House debates
Monday, 25 August 2025
Questions without Notice
Foreign Investment
2:54 pm
Jim Chalmers (Rankin, Australian Labor Party, Treasurer) Share this | Hansard source
Thank you to the Leader of the Nationals for his question. I think, as he and the House know, Australia welcomes foreign investment, but it has to be in our national economic interest. There are strict rules and thresholds that apply to people purchasing agricultural or commercial land in Australia. These are enforced—again, as he knows—by the foreign investment decision of the Treasury. We allocated another almost $16 million in the 2024 budget to enhance this kind of monitoring and enforcement and also to strengthen and streamline the system.

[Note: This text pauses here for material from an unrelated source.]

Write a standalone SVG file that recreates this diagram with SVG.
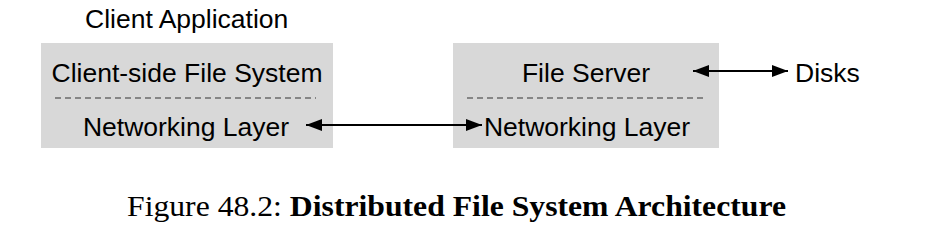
<svg xmlns="http://www.w3.org/2000/svg" width="928" height="236" viewBox="0 0 928 236">
<style>
.box{fill:#d8d8d8;stroke:none}
.dash{stroke:#333;stroke-width:1;stroke-dasharray:6,4;fill:none}
.t{font-family:"Liberation Sans",Arial,sans-serif;font-size:26.5px;fill:#000}
.c{font-family:"Liberation Serif","Times New Roman",serif;font-size:29px;fill:#000}
.line{stroke:#000;stroke-width:2;fill:none}
</style>
<defs>
<marker id="ah" viewBox="0 0 16 12" refX="16" refY="6" markerWidth="16" markerHeight="12" orient="auto-start-reverse" markerUnits="userSpaceOnUse">
<path d="M0,0 L16,6 L0,12 z" fill="#000"/>
</marker>
</defs>
<text class="t" x="85" y="28">Client Application</text>
<g id="client">
<rect class="box" x="41" y="43" width="292" height="105"/>
<text class="t" x="187" y="82" text-anchor="middle">Client-side File System</text>
<line class="dash" x1="55" y1="98" x2="316" y2="98"/>
<text class="t" x="186" y="136" text-anchor="middle">Networking Layer</text>
</g>
<g id="server">
<rect class="box" x="453" y="43" width="266" height="105"/>
<text class="t" x="586" y="82" text-anchor="middle">File Server</text>
<line class="dash" x1="467" y1="98" x2="707" y2="98"/>
<text class="t" x="587" y="136" text-anchor="middle">Networking Layer</text>
</g>
<g id="disks">
<text class="t" x="795" y="82">Disks</text>
</g>
<g id="connectors">
<line class="line" x1="306" y1="125" x2="482" y2="125" marker-start="url(#ah)" marker-end="url(#ah)"/>
<line class="line" x1="693" y1="71" x2="788" y2="71" marker-start="url(#ah)" marker-end="url(#ah)"/>
</g>
<text class="c" x="127" y="216" textLength="659" lengthAdjust="spacingAndGlyphs">Figure 48.2: <tspan font-weight="bold">Distributed File System Architecture</tspan></text>
</svg>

The settings and thresholds in this case are applicable to private investors from the United States. They were established by our free trade agreement which was entered into by the coalition 20-odd years ago and that remains the case today. What we are doing is making sure that our foreign investment arrangements keep pace. Obviously we see these sorts of cases pop up from time to time. We spend time analysing those cases and working out whether a change is necessary. But, overall, the FIRB system is robust. We have made some recent changes. They've been about quickening the pace of approvals. There are some historical cases like this one which pique our interest but are not inconsistent with the arrangements set up by those opposite.
So my commitment to the House and more broadly is to continue to make sure that the arrangements are the right arrangements to protect our national interests. We do have a robust foreign investment screening regime. That's very important. That's the way that we build trust to attract the foreign investment that our economy needs. From time to time, when cases like this pop up, we make sure that we take them into consideration to make sure that the FIRB system remains as good as it can be.